If common sense and concern for a harmonious civil society prevailed, then HMG would slash-and-burn all this legislation. But then being of the grimly resigned persuasion, I realise that common sense is the declared enemy of those with a Gramscian agenda
[My thanks to Andrew Dodge for the link]
This government does not recognise the distinction between public and private in its actions although it pays lip service to the civil society.
What most worries me is the corrosive effect that this has on the rule of law as private individuals institute casual arrangements that will probably increase the opportunity for discrimination and abuse.
It is the law of contrary consequences: where a law has the perverse effect of achieving the opposite of that which it was framed for.
I was of the opinion that when hiring an employee you were allowed to choose between them simply on the grounds of ‘feeling’ or ‘intuition’ – a hunch, it could be said, that one individual may be a better worker than the others?
Also, the ‘it is up to the hiring individual to prove that they were not acting in a racist manner’ – we have been here before, only the first time around the ground covered was the RIP act and ‘if you can’t produce your encryption keys or prove that they do not exist, jail is mandatory.’
Now, how do we prove an infinite negative again?
“It is the law of contrary consequences: where a law has the perverse effect of achieving the opposite of that which it was framed for.”
Yes, Philip. That’s what I am afraid of
If the British people keep voting for the maniacs responsible for travesties like this, they are getting what the deserve. If they have lost control of their government they must do something about it. It’s too bad they have allowed themselved to be stripped of their weapons.
Lou raises an interesting point re: our allowing these people into power, I’m a bit of a novice at this politics behaviour, but I don’t remember any of the parties highlighting that they were going to force into legislature everything they could think of in their manifesto’s. Now that they are there and revealing their true selves how do we stop them?

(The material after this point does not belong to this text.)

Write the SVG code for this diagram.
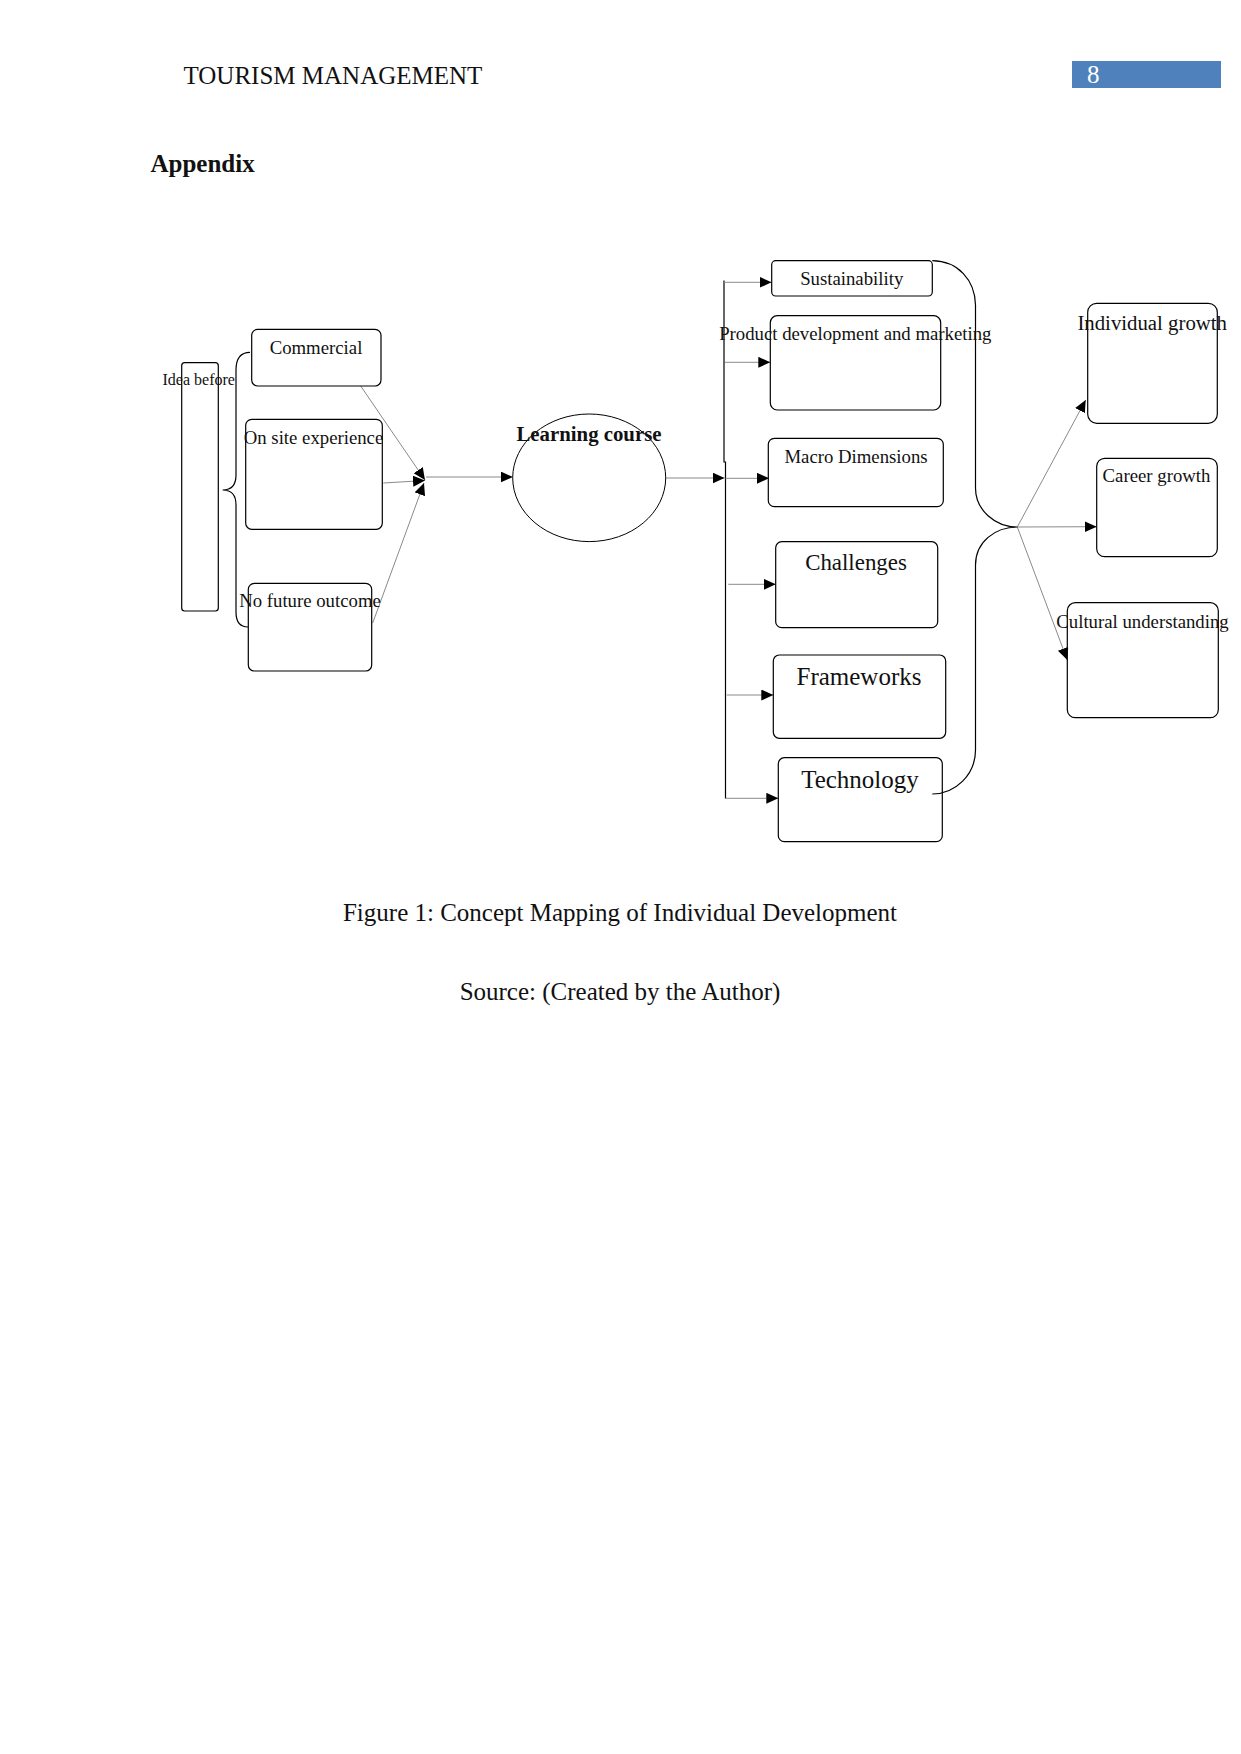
<svg xmlns="http://www.w3.org/2000/svg" width="1241" height="1754" viewBox="0 0 1241 1754">
<style>
text{font-family:"Liberation Serif","Times New Roman",serif;fill:#111}
.box{fill:none;stroke:#000;stroke-width:1.2}
.c{stroke:#8a8a8a;stroke-width:1;fill:none}
.k{stroke:#000;stroke-width:1.2;fill:none}
.s9{font-size:18.75px}
.s11{font-size:22.9px}
.s12{font-size:25px}
.mid{text-anchor:middle}
</style>
<defs>
<marker id="ah" markerUnits="userSpaceOnUse" markerWidth="13" markerHeight="12" refX="12" refY="5.5" orient="auto">
<path d="M0,0 L12,5.5 L0,11 z" fill="#000"/>
</marker>
</defs>
<rect width="1241" height="1754" fill="#fff"/>
<g id="header">
<text x="183.5" y="83.5" class="s12">TOURISM MANAGEMENT</text>
<rect x="1072" y="61" width="149" height="27" fill="#4f81bd"/>
<text x="1087" y="83" class="s12" style="fill:#fff">8</text>
</g>
<text x="150.5" y="172" class="s12" font-weight="bold">Appendix</text>
<g id="connectors">
<path class="c" d="M360.7,386 L425,480" marker-end="url(#ah)"/>
<path class="c" d="M383.3,483 L425,480.5" marker-end="url(#ah)"/>
<path class="c" d="M372.7,623 L424,483" marker-end="url(#ah)"/>
<path class="c" d="M426,477 L512.7,477" marker-end="url(#ah)"/>
<path class="c" d="M665.7,478 L724.5,478" marker-end="url(#ah)"/>
<path class="k" d="M724,280.5 L724,462 L725.5,462 L725.5,798.5"/>
<path class="c" d="M724,282.3 L771.5,282.3" marker-end="url(#ah)"/>
<path class="c" d="M725,362.3 L770.3,362.3" marker-end="url(#ah)"/>
<path class="c" d="M725.5,478.3 L769,478.3" marker-end="url(#ah)"/>
<path class="c" d="M728.3,584.3 L775.7,584.3" marker-end="url(#ah)"/>
<path class="c" d="M726.7,695 L773.3,695" marker-end="url(#ah)"/>
<path class="c" d="M725.5,798.3 L778.3,798.3" marker-end="url(#ah)"/>
<path class="c" d="M1017.3,527 L1085.7,400" marker-end="url(#ah)"/>
<path class="c" d="M1017.3,527 L1096.7,526.7" marker-end="url(#ah)"/>
<path class="c" d="M1017.3,527 L1067.3,660" marker-end="url(#ah)"/>
<path class="k" d="M250,352.3 C241,352.3 236,358 236,370 L236,475 C236,485 231,490 222.7,490 C231,490 236,495 236,505 L236,612 C236,622 240,627 248,627"/>
<path class="k" d="M932.3,260.7 C958,261 975,280 975.5,305 L975.5,488 C975.5,510 995,527 1017.3,527 C995,527 975.5,542 975.5,565 L975.5,750 C975.5,775 955,794 932.3,794"/>
</g>
<g id="idea-before">
<rect class="box" x="181.7" y="362.7" width="36.6" height="248.3" rx="3"/>
<text x="162.5" y="385" style="font-size:16px">Idea before</text>
</g>
<g id="commercial">
<rect class="box" x="251.7" y="329.3" width="129.3" height="56.7" rx="6"/>
<text x="316" y="354.3" class="s9 mid">Commercial</text>
</g>
<g id="on-site-experience">
<rect class="box" x="245.7" y="419.3" width="136.6" height="110" rx="6"/>
<text x="313.5" y="444" class="s9 mid">On site experience</text>
</g>
<g id="no-future-outcome">
<rect class="box" x="248.3" y="583.3" width="123.4" height="87.7" rx="6"/>
<text x="310" y="607.3" class="s9 mid">No future outcome</text>
</g>
<g id="learning-course">
<ellipse cx="589.2" cy="477.8" rx="76.5" ry="63.8" fill="none" stroke="#000" stroke-width="1"/>
<text x="589" y="441" class="mid" style="font-size:20.8px;font-weight:bold">Learning course</text>
</g>
<g id="sustainability">
<rect class="box" x="771.7" y="260.7" width="160.6" height="35.3" rx="4"/>
<text x="851.7" y="285" class="s9 mid">Sustainability</text>
</g>
<g id="product-development">
<rect class="box" x="770.3" y="315.7" width="170.4" height="94.3" rx="7"/>
<text x="855.3" y="340" class="s9 mid">Product development and marketing</text>
</g>
<g id="macro-dimensions">
<rect class="box" x="768.3" y="438.3" width="175" height="68.4" rx="6"/>
<text x="856" y="462.7" class="s9 mid">Macro Dimensions</text>
</g>
<g id="challenges">
<rect class="box" x="775.7" y="541.7" width="162" height="86" rx="6"/>
<text x="856" y="570" class="s11 mid">Challenges</text>
</g>
<g id="frameworks">
<rect class="box" x="773.3" y="655" width="172.4" height="83.3" rx="6"/>
<text x="859" y="685" class="s12 mid">Frameworks</text>
</g>
<g id="technology">
<rect class="box" x="778.3" y="757.7" width="164" height="84" rx="6"/>
<text x="860" y="787.7" class="s12 mid">Technology</text>
</g>
<g id="individual-growth">
<rect class="box" x="1087.7" y="303.3" width="129.6" height="120" rx="9"/>
<text x="1152.2" y="330" class="mid" style="font-size:20.8px">Individual growth</text>
</g>
<g id="career-growth">
<rect class="box" x="1096.7" y="458.3" width="120.6" height="98.4" rx="8"/>
<text x="1156.5" y="482.3" class="s9 mid">Career growth</text>
</g>
<g id="cultural-understanding">
<rect class="box" x="1067.3" y="602.7" width="151" height="115" rx="8"/>
<text x="1142.5" y="627.7" class="s9 mid">Cultural understanding</text>
</g>
<text x="620" y="920.7" class="s12 mid">Figure 1: Concept Mapping of Individual Development</text>
<text x="620" y="1000" class="s12 mid">Source: (Created by the Author)</text>
</svg>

Serious question. There was an enormous amount of negative response, very vocal and pushed through the correct channels, to the RIPA and yet that went through. As far as I can see there is no concept of consultation within this government.
How the majority of people vote does not mean that individual people “deserve” anything. That is the classic “we are you” fallacy of democrary.
However, we are not even talking about democracy – the public never voted for the antidiscimination statutes. Voting for politicians is not the same as voting on the law.
Most people have very little idea what a politician believes in or will do in office – party image and “get the other lot out” are what matters in a “representative democracy” (i.e. a country with elected politicians – as opposed to a land dominated by town meetings or ballots on new laws).
As for “public and private” – a private business is just that PRIVATE PROPERTY. Once the government can treat private business enterprises as “public” the idea that you can keep the government out of your home becomes absurd.
Paul Marks.
I haven’t walked in your mocassins and I don’t really understand your politics. In America we are hanging on to some of our freedom because for many of us, principle e.g. RKBA, trumps short-term economic interest, e.g. raising Social Security benefits. Addditionally, we have very little class consciousness: almost everyone considers him/herself to be “middle class.” To illustrate, many, many Americans consider death taxes to be unfair even though it is very unlikely that they themselves would ever have enough money to be affected thereby. I suspect it is very different over there.
Lou: I live in PA in the U.S. And I can tell you from personal experience, and the experience of many friends & family members, inheritance tax is an even heavier burden upon the poor or middle class person who inherits a small amount.
So really, it IS a lower/middle class issue in the U.S.